-- WORK REQUIRED --
Pictures do not belong in your copy. Repeat all the other data exactly.

-- DATASET EXTRACT --
________

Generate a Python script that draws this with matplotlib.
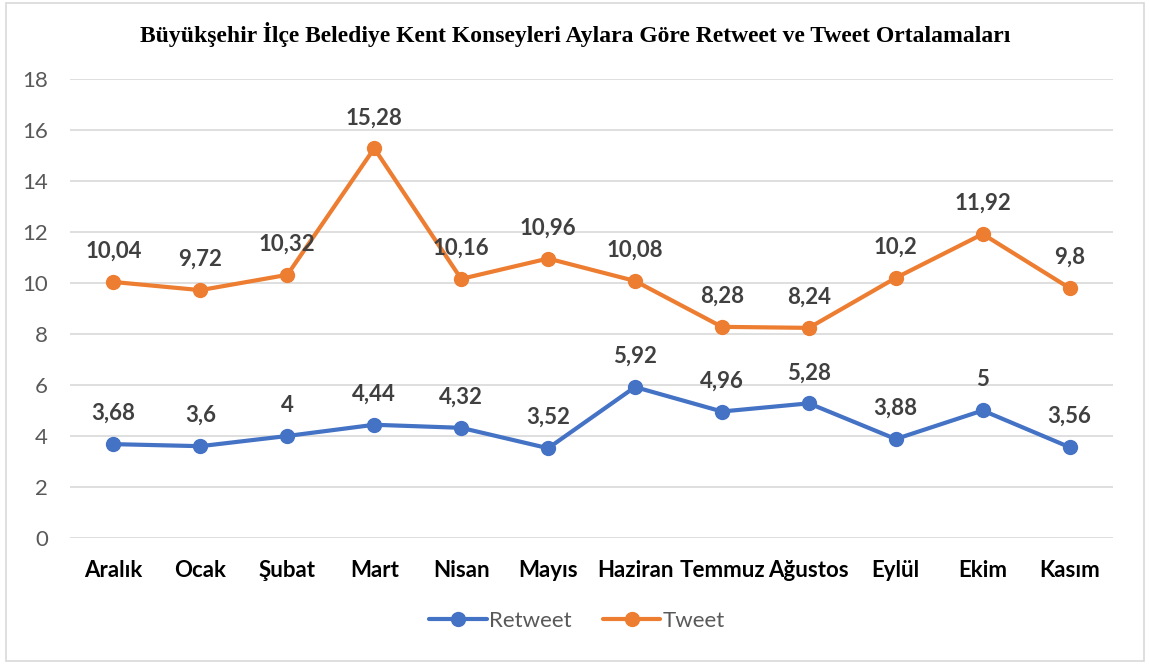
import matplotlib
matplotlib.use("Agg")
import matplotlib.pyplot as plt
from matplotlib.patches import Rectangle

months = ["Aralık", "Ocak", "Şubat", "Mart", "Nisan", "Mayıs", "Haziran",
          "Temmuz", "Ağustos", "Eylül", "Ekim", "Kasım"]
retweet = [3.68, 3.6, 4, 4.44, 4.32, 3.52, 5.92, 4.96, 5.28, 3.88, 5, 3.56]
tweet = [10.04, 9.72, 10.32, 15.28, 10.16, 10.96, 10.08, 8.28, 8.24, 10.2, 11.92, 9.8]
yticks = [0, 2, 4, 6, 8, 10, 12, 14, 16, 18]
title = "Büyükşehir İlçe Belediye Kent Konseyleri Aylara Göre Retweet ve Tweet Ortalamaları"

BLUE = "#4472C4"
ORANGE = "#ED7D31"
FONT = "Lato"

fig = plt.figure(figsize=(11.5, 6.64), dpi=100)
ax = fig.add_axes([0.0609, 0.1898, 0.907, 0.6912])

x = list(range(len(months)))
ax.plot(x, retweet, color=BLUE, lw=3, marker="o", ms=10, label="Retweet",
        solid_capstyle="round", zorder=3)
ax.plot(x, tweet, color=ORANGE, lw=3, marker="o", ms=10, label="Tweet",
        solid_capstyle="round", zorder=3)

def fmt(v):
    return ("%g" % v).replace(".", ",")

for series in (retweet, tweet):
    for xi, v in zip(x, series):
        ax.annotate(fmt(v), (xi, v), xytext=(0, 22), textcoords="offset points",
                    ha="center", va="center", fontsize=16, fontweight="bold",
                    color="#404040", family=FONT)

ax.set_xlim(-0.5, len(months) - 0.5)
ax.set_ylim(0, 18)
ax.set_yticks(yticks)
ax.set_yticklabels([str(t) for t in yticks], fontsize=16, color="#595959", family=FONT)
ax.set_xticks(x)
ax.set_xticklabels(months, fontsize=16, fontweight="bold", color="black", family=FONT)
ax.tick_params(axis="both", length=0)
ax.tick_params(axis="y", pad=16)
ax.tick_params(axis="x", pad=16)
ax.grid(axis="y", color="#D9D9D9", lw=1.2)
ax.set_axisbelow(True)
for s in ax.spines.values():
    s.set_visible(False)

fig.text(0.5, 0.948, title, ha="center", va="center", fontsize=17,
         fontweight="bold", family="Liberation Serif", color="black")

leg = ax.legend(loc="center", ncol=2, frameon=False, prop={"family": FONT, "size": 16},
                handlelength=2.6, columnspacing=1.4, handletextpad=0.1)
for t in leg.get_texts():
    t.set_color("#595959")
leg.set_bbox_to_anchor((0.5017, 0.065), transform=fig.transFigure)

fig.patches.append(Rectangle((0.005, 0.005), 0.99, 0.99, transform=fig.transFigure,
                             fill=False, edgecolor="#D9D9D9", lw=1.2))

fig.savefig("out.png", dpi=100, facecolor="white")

________

-- EXERCISE OUTPUT --
Generate a Python script that draws this with matplotlib.
import matplotlib
matplotlib.use("Agg")
import matplotlib.pyplot as plt
from matplotlib.patches import Rectangle

months = ["Aralık", "Ocak", "Şubat", "Mart", "Nisan", "Mayıs", "Haziran",
          "Temmuz", "Ağustos", "Eylül", "Ekim", "Kasım"]
retweet = [3.68, 3.6, 4, 4.44, 4.32, 3.52, 5.92, 4.96, 5.28, 3.88, 5, 3.56]
tweet = [10.04, 9.72, 10.32, 15.28, 10.16, 10.96, 10.08, 8.28, 8.24, 10.2, 11.92, 9.8]
yticks = [0, 2, 4, 6, 8, 10, 12, 14, 16, 18]
title = "Büyükşehir İlçe Belediye Kent Konseyleri Aylara Göre Retweet ve Tweet Ortalamaları"

BLUE = "#4472C4"
ORANGE = "#ED7D31"
FONT = "Lato"

fig = plt.figure(figsize=(11.5, 6.64), dpi=100)
ax = fig.add_axes([0.0609, 0.1898, 0.907, 0.6912])

x = list(range(len(months)))
ax.plot(x, retweet, color=BLUE, lw=3, marker="o", ms=10, label="Retweet",
        solid_capstyle="round", zorder=3)
ax.plot(x, tweet, color=ORANGE, lw=3, marker="o", ms=10, label="Tweet",
        solid_capstyle="round", zorder=3)

def fmt(v):
    return ("%g" % v).replace(".", ",")

for series in (retweet, tweet):
    for xi, v in zip(x, series):
        ax.annotate(fmt(v), (xi, v), xytext=(0, 22), textcoords="offset points",
                    ha="center", va="center", fontsize=16, fontweight="bold",
                    color="#404040", family=FONT)

ax.set_xlim(-0.5, len(months) - 0.5)
ax.set_ylim(0, 18)
ax.set_yticks(yticks)
ax.set_yticklabels([str(t) for t in yticks], fontsize=16, color="#595959", family=FONT)
ax.set_xticks(x)
ax.set_xticklabels(months, fontsize=16, fontweight="bold", color="black", family=FONT)
ax.tick_params(axis="both", length=0)
ax.tick_params(axis="y", pad=16)
ax.tick_params(axis="x", pad=16)
ax.grid(axis="y", color="#D9D9D9", lw=1.2)
ax.set_axisbelow(True)
for s in ax.spines.values():
    s.set_visible(False)

fig.text(0.5, 0.948, title, ha="center", va="center", fontsize=17,
         fontweight="bold", family="Liberation Serif", color="black")

leg = ax.legend(loc="center", ncol=2, frameon=False, prop={"family": FONT, "size": 16},
                handlelength=2.6, columnspacing=1.4, handletextpad=0.1)
for t in leg.get_texts():
    t.set_color("#595959")
leg.set_bbox_to_anchor((0.5017, 0.065), transform=fig.transFigure)

fig.patches.append(Rectangle((0.005, 0.005), 0.99, 0.99, transform=fig.transFigure,
                             fill=False, edgecolor="#D9D9D9", lw=1.2))

fig.savefig("out.png", dpi=100, facecolor="white")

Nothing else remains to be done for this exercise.